No cinema, já virou clichê abordar o avanço da tecnologia como uma ameaça ao ser humano. Desde a primeira filmagem de Frankenstein, passando por 2001: Uma Odisseia no Espaço até se chegar a Matrix, a desconfiança de que as máquinas pudessem se voltar contra seus criadores foi um tema recorrente nas telas. De certa maneira, a discussão nasce da percepção de que o avanço da tecnologia veio acompanhado de várias ameaças à humanidade, como a perda de empregos, a poluição das cidades e o aquecimento global. No mercado de trabalho, muitas profissões deixaram de existir e outras – como cortadores de cana, frentistas ou cobradores de ônibus – só sobrevivem amparadas por acordos político-sindicais.

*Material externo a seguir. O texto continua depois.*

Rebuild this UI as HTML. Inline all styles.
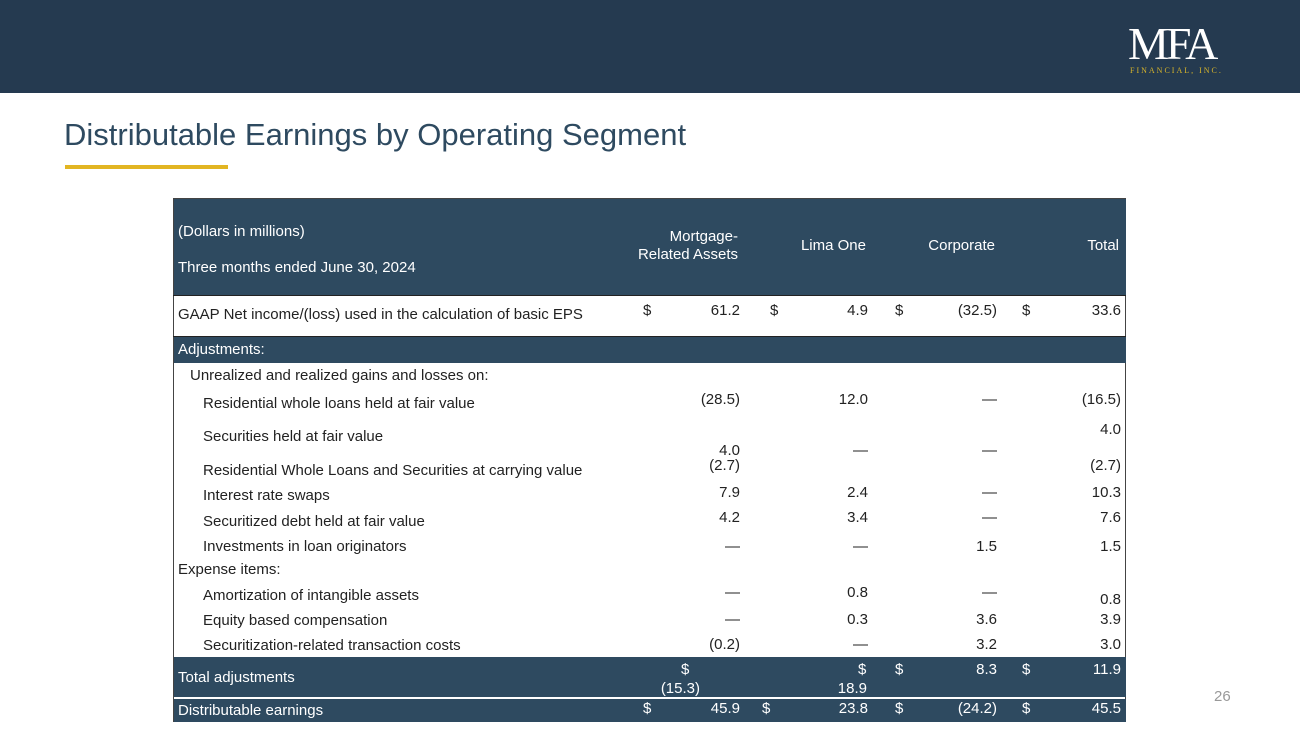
<!DOCTYPE html>
<html><head><meta charset="utf-8"><style>
body{margin:0;width:1300px;height:731px;position:relative;background:#fff;font-family:"Liberation Sans",sans-serif;overflow:hidden}
.a{position:absolute;white-space:nowrap;font-size:15px;line-height:18px;color:#222}
.r{text-align:right}
.w{color:#fff}
.bg{position:absolute;background:#2e4a60}
</style></head><body>
<div style="position:absolute;left:0;top:0;width:1300px;height:93px;background:#253a50"></div>
<div style="position:absolute;left:1128px;top:22px;width:130px;height:60px">
<div style="position:absolute;left:0;top:0;font-family:'Liberation Serif',serif;font-size:46px;line-height:44px;color:#fff;letter-spacing:-3px">MFA</div>
<div style="position:absolute;left:2px;top:44px;font-family:'Liberation Serif',serif;font-size:8px;color:#d8b52a;letter-spacing:2px;white-space:nowrap">FINANCIAL, INC.</div>
</div>
<div style="position:absolute;left:64px;top:117px;font-size:31px;color:#2e4a60;white-space:nowrap">Distributable Earnings by Operating Segment</div>
<div style="position:absolute;left:65px;top:165px;width:163px;height:4px;background:#e2b522"></div>
<div class="a" style="left:1214px;top:688px;color:#999">26</div>

<div style="position:absolute;left:173px;top:198px;width:953px;height:524px;border:1px solid #444;box-sizing:border-box"></div>
<div class="bg" style="left:174px;top:199px;width:952px;height:96px"></div>
<div style="position:absolute;left:173px;top:295px;width:953px;height:42px;border-top:1px solid #222;border-bottom:1px solid #222;box-sizing:border-box"></div>
<div class="bg" style="left:174px;top:337px;width:952px;height:26px"></div>
<div class="bg" style="left:174px;top:657px;width:952px;height:40px"></div>
<div class="bg" style="left:174px;top:699px;width:952px;height:23px"></div>

<div class="a w" style="left:178px;top:223px">(Dollars in millions)</div>
<div class="a w" style="left:178px;top:259px">Three months ended June 30, 2024</div>
<div class="a w r" style="right:562px;top:228px">Mortgage-<br>Related Assets</div>
<div class="a w r" style="right:434px;top:237px">Lima One</div>
<div class="a w r" style="right:305px;top:237px">Corporate</div>
<div class="a w r" style="right:181px;top:237px">Total</div>

<div class="a" style="left:178px;top:306px">GAAP Net income/(loss) used in the calculation of basic EPS</div>
<div class="a" style="left:643px;top:302px">$</div><div class="a r" style="right:560px;top:302px">61.2</div>
<div class="a" style="left:770px;top:302px">$</div><div class="a r" style="right:432px;top:302px">4.9</div>
<div class="a" style="left:895px;top:302px">$</div><div class="a r" style="right:303px;top:302px">(32.5)</div>
<div class="a" style="left:1022px;top:302px">$</div><div class="a r" style="right:179px;top:302px">33.6</div>

<div class="a w" style="left:178px;top:341px">Adjustments:</div>
<div class="a" style="left:190px;top:367px">Unrealized and realized gains and losses on:</div>

<div class="a" style="left:203px;top:395px">Residential whole loans held at fair value</div>
<div class="a r" style="right:560px;top:391px">(28.5)</div><div class="a r" style="right:432px;top:391px">12.0</div><div class="a r" style="right:303px;top:391px">—</div><div class="a r" style="right:179px;top:391px">(16.5)</div>

<div class="a" style="left:203px;top:428px">Securities held at fair value</div>
<div class="a r" style="right:560px;top:442px">4.0</div><div class="a r" style="right:432px;top:442px">—</div><div class="a r" style="right:303px;top:442px">—</div><div class="a r" style="right:179px;top:421px">4.0</div>

<div class="a" style="left:203px;top:462px">Residential Whole Loans and Securities at carrying value</div>
<div class="a r" style="right:560px;top:457px">(2.7)</div><div class="a r" style="right:179px;top:457px">(2.7)</div>

<div class="a" style="left:203px;top:487px">Interest rate swaps</div>
<div class="a r" style="right:560px;top:484px">7.9</div><div class="a r" style="right:432px;top:484px">2.4</div><div class="a r" style="right:303px;top:484px">—</div><div class="a r" style="right:179px;top:484px">10.3</div>

<div class="a" style="left:203px;top:513px">Securitized debt held at fair value</div>
<div class="a r" style="right:560px;top:509px">4.2</div><div class="a r" style="right:432px;top:509px">3.4</div><div class="a r" style="right:303px;top:509px">—</div><div class="a r" style="right:179px;top:509px">7.6</div>

<div class="a" style="left:203px;top:538px">Investments in loan originators</div>
<div class="a r" style="right:560px;top:538px">—</div><div class="a r" style="right:432px;top:538px">—</div><div class="a r" style="right:303px;top:538px">1.5</div><div class="a r" style="right:179px;top:538px">1.5</div>

<div class="a" style="left:178px;top:561px">Expense items:</div>
<div class="a" style="left:203px;top:587px">Amortization of intangible assets</div>
<div class="a r" style="right:560px;top:584px">—</div><div class="a r" style="right:432px;top:584px">0.8</div><div class="a r" style="right:303px;top:584px">—</div><div class="a r" style="right:179px;top:591px">0.8</div>

<div class="a" style="left:203px;top:612px">Equity based compensation</div>
<div class="a r" style="right:560px;top:611px">—</div><div class="a r" style="right:432px;top:611px">0.3</div><div class="a r" style="right:303px;top:611px">3.6</div><div class="a r" style="right:179px;top:611px">3.9</div>

<div class="a" style="left:203px;top:637px">Securitization-related transaction costs</div>
<div class="a r" style="right:560px;top:636px">(0.2)</div><div class="a r" style="right:432px;top:636px">—</div><div class="a r" style="right:303px;top:636px">3.2</div><div class="a r" style="right:179px;top:636px">3.0</div>

<div class="a w" style="left:178px;top:669px">Total adjustments</div>
<div class="a w" style="left:681px;top:661px">$</div><div class="a w r" style="right:600px;top:680px">(15.3)</div>
<div class="a w" style="left:858px;top:661px">$</div><div class="a w r" style="right:433px;top:680px">18.9</div>
<div class="a w" style="left:895px;top:661px">$</div><div class="a w r" style="right:303px;top:661px">8.3</div>
<div class="a w" style="left:1022px;top:661px">$</div><div class="a w r" style="right:179px;top:661px">11.9</div>

<div class="a w" style="left:178px;top:702px">Distributable earnings</div>
<div class="a w" style="left:643px;top:700px">$</div><div class="a w r" style="right:560px;top:700px">45.9</div>
<div class="a w" style="left:762px;top:700px">$</div><div class="a w r" style="right:432px;top:700px">23.8</div>
<div class="a w" style="left:895px;top:700px">$</div><div class="a w r" style="right:303px;top:700px">(24.2)</div>
<div class="a w" style="left:1022px;top:700px">$</div><div class="a w r" style="right:179px;top:700px">45.5</div>
</body></html>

Mas não são apenas os trabalhos manuais que foram colocados em xeque pela tecnologia. Um supercomputador já desafiou – e venceu – o maior enxadrista do mundo. No mercado financeiro, os operadores do pregão viva-voz da bolsa deixaram de existir. E nem os gestores dos bilhões de reais aplicados em fundos de investimento podem dormir tranquilos.
No mundo todo, já existem milhares de fundos conhecidos como quantitativos, em que todas as ordens de compra e venda de ativos são disparadas automaticamente por servidores sem a interferência do ser humano. Apesar de os gestores de recursos estarem entre os profissionais mais qualificados e bem-remunerados do mercado de trabalho de qualquer país, os servidores produzidos atualmente possuem uma capacidade de armazenamento e processamento de dados muito maior do que a do ser humano. Além disso, não sentem a dor da perda, não são gananciosas nem sucumbem à soberba nos bons momentos. “A grande vantagem desses fundos é tirar a emoção do gestor na tomada de decisão”, diz Alexandre Silvério, superintendente de fundos de renda variável e multimercados do Santander, o primeiro grande banco a lançar um fundo quantitativo no Brasil.
A presença da inteligência humana nesses fundos, entretanto, é bem maior do que se pode supor. Na MAN Investments, por exemplo, uma equipe de 116 pessoas – entre matemáticos, estatísticos e físicos – é responsável por desenvolver modelos sofisticados que serão rodados em computadores para determinar onde serão investidos nada menos do que 22 bilhões de dólares. Criado em 1987, o AHL, fundo quantitativo da MAN, é um dos mais antigos e maiores de sua categoria no mundo. Jorge Rodrigues, gerente regional para a América Latina da MAN, explica que o segredo da longevidade é adaptar constantemente os modelos usados pelos computadores às mudanças do mercado. Além da equipe própria, o fundo possui um escritório dentro da universidade de Oxford onde aproveita a presença de alguns dos maiores cérebros do Reino Unido para a atualização constante das fórmulas.
A própria origem dos fundos quantitativos remonta à universidade. Na década de 70, os físicos Doyne Farmer e Norman Packard, da Universidade da Califórnia, criaram modelos estatísticos para vencer nas roletas em Las Vegas. O que começou nos cassinos evoluiu para a criação de uma empresa de gestão de recursos no mercado financeiro na década seguinte. A Prediction Company fez tanto sucesso que acabou avaliada em mais de 1 bilhão de dólares quando foi vendida ao banco suíço UBS.